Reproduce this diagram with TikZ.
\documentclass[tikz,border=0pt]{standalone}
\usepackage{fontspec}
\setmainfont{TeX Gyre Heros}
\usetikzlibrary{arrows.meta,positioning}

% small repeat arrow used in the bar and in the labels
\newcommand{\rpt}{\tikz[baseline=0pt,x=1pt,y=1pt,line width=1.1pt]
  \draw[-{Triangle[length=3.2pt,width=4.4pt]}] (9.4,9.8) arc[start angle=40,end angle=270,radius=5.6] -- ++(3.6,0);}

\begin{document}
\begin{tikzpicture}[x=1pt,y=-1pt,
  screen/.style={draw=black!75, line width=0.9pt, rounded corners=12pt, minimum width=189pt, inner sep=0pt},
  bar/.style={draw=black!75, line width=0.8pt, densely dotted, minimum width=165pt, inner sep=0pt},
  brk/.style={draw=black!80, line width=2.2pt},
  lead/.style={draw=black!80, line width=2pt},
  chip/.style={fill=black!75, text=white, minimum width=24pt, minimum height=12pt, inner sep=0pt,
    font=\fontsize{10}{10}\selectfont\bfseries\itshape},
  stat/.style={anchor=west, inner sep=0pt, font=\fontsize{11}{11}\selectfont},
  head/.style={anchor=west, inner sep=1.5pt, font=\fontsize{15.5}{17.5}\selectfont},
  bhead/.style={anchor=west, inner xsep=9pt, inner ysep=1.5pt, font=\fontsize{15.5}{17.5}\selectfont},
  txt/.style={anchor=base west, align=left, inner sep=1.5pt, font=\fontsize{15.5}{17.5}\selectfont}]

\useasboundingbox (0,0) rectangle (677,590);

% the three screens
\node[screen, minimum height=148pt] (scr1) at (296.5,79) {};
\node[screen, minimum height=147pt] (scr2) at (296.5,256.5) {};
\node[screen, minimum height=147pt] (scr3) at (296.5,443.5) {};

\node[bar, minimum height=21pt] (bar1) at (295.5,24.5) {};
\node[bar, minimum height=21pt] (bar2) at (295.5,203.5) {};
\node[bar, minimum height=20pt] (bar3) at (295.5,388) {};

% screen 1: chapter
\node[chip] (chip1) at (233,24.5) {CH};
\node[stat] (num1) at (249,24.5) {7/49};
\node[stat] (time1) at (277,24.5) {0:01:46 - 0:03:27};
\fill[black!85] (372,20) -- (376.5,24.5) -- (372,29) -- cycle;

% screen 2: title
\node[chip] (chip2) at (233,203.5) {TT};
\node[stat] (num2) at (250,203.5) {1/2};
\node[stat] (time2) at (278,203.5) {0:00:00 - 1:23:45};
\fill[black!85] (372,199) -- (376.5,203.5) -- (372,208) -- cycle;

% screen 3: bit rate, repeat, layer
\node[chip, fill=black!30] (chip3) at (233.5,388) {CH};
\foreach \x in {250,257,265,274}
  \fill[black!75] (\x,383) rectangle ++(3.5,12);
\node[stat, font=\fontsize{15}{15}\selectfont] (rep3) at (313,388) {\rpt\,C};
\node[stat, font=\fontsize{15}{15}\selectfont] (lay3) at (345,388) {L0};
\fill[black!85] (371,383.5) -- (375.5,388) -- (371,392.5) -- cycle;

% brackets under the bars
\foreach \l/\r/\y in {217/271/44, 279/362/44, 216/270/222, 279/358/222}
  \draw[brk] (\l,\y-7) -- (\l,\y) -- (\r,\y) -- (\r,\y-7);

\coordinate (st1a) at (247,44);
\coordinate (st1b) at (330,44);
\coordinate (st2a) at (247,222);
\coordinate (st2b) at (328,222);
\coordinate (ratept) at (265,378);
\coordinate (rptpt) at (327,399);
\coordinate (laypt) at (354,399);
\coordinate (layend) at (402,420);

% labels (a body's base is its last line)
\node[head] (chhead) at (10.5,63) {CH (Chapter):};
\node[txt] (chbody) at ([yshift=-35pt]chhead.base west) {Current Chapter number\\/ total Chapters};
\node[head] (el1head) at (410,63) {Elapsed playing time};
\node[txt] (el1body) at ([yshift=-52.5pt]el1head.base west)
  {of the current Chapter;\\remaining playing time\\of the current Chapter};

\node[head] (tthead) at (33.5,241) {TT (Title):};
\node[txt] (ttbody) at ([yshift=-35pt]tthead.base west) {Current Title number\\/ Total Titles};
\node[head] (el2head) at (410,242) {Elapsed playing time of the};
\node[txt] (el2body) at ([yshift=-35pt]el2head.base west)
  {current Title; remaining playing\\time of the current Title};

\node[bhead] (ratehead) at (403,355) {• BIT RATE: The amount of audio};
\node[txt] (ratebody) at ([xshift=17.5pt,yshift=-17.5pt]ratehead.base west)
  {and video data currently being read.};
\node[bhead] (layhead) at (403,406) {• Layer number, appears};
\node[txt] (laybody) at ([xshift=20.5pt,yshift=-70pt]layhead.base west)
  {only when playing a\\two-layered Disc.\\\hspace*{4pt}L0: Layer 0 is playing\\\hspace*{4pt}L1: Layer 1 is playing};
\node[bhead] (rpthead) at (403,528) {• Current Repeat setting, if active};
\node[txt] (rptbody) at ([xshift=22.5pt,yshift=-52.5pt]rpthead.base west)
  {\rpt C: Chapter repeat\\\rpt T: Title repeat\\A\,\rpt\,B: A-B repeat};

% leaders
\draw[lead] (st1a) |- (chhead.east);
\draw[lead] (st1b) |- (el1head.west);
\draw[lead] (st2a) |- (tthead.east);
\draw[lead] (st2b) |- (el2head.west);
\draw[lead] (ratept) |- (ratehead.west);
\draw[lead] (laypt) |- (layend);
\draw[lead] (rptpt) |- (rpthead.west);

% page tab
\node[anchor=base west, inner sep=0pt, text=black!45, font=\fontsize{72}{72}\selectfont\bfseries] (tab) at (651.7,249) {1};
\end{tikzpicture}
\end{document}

::::

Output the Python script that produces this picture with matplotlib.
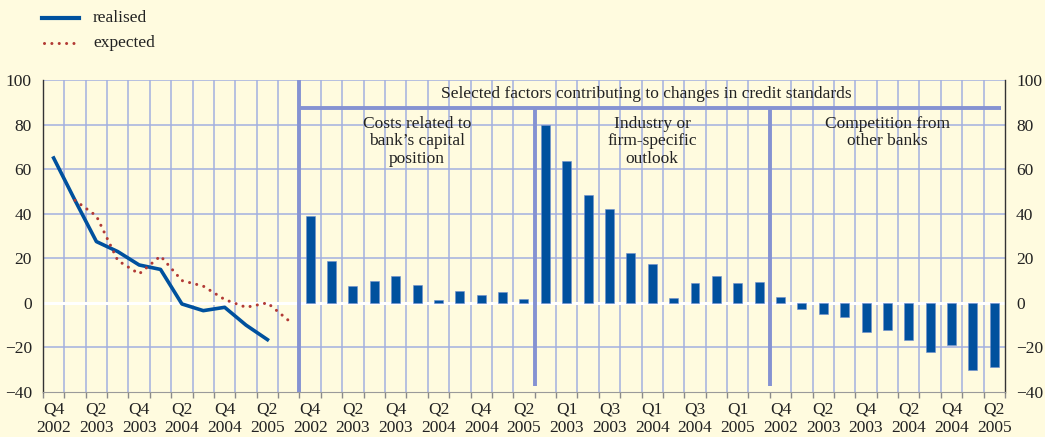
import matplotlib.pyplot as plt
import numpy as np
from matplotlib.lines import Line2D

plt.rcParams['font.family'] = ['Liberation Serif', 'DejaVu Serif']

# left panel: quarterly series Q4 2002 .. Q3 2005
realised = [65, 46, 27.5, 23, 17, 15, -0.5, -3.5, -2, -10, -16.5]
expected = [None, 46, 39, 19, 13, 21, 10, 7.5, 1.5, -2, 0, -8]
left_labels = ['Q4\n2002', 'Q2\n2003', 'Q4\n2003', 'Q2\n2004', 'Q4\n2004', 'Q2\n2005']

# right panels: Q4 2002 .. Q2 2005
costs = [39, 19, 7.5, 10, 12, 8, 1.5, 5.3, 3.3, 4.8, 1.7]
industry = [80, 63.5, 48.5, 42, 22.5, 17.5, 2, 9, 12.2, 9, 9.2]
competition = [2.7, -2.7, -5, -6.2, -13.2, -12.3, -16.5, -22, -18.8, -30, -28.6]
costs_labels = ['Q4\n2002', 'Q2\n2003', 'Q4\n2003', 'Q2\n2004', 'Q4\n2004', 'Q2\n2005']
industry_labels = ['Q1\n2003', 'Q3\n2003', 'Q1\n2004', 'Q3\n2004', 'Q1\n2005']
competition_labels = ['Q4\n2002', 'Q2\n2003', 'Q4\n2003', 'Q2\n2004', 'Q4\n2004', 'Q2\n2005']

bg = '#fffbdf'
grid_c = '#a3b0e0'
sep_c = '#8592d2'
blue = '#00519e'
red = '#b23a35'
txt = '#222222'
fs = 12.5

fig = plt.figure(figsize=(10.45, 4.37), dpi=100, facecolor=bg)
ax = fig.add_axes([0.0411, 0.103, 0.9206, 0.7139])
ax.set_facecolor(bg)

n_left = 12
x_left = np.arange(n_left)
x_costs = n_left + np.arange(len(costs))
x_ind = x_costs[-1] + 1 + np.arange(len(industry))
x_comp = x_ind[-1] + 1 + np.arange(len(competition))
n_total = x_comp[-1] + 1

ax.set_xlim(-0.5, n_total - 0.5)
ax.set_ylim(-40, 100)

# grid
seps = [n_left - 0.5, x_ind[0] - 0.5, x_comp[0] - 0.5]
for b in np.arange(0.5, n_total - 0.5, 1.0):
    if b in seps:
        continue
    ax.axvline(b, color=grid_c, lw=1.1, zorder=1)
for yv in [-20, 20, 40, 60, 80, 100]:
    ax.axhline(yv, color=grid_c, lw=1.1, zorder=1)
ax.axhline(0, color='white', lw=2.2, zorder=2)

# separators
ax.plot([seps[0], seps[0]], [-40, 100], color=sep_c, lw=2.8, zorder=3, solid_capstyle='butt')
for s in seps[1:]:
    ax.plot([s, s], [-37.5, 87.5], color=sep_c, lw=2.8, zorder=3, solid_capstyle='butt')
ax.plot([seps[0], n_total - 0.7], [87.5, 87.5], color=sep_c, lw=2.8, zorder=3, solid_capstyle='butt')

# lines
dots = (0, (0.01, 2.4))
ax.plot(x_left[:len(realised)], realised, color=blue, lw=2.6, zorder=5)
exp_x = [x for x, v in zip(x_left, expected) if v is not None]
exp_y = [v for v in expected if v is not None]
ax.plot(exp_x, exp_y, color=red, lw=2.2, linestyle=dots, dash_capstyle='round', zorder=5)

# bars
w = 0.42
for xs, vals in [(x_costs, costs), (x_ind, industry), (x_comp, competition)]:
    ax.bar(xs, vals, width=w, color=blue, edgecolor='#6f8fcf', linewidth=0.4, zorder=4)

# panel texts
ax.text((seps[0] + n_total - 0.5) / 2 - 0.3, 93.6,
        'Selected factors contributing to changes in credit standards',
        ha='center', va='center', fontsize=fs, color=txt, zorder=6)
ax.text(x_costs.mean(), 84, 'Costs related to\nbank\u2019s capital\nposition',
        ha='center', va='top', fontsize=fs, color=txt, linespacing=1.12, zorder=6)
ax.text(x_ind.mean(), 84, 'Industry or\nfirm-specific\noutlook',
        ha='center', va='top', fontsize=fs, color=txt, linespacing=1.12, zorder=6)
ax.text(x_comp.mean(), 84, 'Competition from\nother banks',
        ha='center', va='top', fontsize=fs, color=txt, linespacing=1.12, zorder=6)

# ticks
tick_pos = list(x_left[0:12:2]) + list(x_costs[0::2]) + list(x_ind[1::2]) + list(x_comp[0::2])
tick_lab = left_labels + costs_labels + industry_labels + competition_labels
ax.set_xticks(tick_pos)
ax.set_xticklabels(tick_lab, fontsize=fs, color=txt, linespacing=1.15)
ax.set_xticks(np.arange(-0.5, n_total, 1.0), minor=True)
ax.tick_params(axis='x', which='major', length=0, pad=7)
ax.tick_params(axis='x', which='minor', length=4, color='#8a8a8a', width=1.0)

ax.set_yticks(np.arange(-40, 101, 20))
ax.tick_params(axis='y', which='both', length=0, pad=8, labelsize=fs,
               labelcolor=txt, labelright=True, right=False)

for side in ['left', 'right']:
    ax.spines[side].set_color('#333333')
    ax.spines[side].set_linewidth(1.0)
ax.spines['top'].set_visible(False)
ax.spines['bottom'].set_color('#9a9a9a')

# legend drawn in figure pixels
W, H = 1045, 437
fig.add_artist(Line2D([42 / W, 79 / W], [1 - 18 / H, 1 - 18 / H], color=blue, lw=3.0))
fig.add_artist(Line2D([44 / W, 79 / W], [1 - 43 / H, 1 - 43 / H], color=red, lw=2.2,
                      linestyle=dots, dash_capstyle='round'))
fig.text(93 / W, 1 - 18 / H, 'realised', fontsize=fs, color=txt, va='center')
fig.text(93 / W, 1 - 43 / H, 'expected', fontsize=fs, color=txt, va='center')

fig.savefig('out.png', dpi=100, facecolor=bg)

::::

Starting with the line with "Reproduce this diagram with TikZ." and ending with the line with "(372,208) -- cycle;", extract every line exactly and nothing outside that span.

The output:
Reproduce this diagram with TikZ.
\documentclass[tikz,border=0pt]{standalone}
\usepackage{fontspec}
\setmainfont{TeX Gyre Heros}
\usetikzlibrary{arrows.meta,positioning}

% small repeat arrow used in the bar and in the labels
\newcommand{\rpt}{\tikz[baseline=0pt,x=1pt,y=1pt,line width=1.1pt]
  \draw[-{Triangle[length=3.2pt,width=4.4pt]}] (9.4,9.8) arc[start angle=40,end angle=270,radius=5.6] -- ++(3.6,0);}

\begin{document}
\begin{tikzpicture}[x=1pt,y=-1pt,
  screen/.style={draw=black!75, line width=0.9pt, rounded corners=12pt, minimum width=189pt, inner sep=0pt},
  bar/.style={draw=black!75, line width=0.8pt, densely dotted, minimum width=165pt, inner sep=0pt},
  brk/.style={draw=black!80, line width=2.2pt},
  lead/.style={draw=black!80, line width=2pt},
  chip/.style={fill=black!75, text=white, minimum width=24pt, minimum height=12pt, inner sep=0pt,
    font=\fontsize{10}{10}\selectfont\bfseries\itshape},
  stat/.style={anchor=west, inner sep=0pt, font=\fontsize{11}{11}\selectfont},
  head/.style={anchor=west, inner sep=1.5pt, font=\fontsize{15.5}{17.5}\selectfont},
  bhead/.style={anchor=west, inner xsep=9pt, inner ysep=1.5pt, font=\fontsize{15.5}{17.5}\selectfont},
  txt/.style={anchor=base west, align=left, inner sep=1.5pt, font=\fontsize{15.5}{17.5}\selectfont}]

\useasboundingbox (0,0) rectangle (677,590);

% the three screens
\node[screen, minimum height=148pt] (scr1) at (296.5,79) {};
\node[screen, minimum height=147pt] (scr2) at (296.5,256.5) {};
\node[screen, minimum height=147pt] (scr3) at (296.5,443.5) {};

\node[bar, minimum height=21pt] (bar1) at (295.5,24.5) {};
\node[bar, minimum height=21pt] (bar2) at (295.5,203.5) {};
\node[bar, minimum height=20pt] (bar3) at (295.5,388) {};

% screen 1: chapter
\node[chip] (chip1) at (233,24.5) {CH};
\node[stat] (num1) at (249,24.5) {7/49};
\node[stat] (time1) at (277,24.5) {0:01:46 - 0:03:27};
\fill[black!85] (372,20) -- (376.5,24.5) -- (372,29) -- cycle;

% screen 2: title
\node[chip] (chip2) at (233,203.5) {TT};
\node[stat] (num2) at (250,203.5) {1/2};
\node[stat] (time2) at (278,203.5) {0:00:00 - 1:23:45};
\fill[black!85] (372,199) -- (376.5,203.5) -- (372,208) -- cycle;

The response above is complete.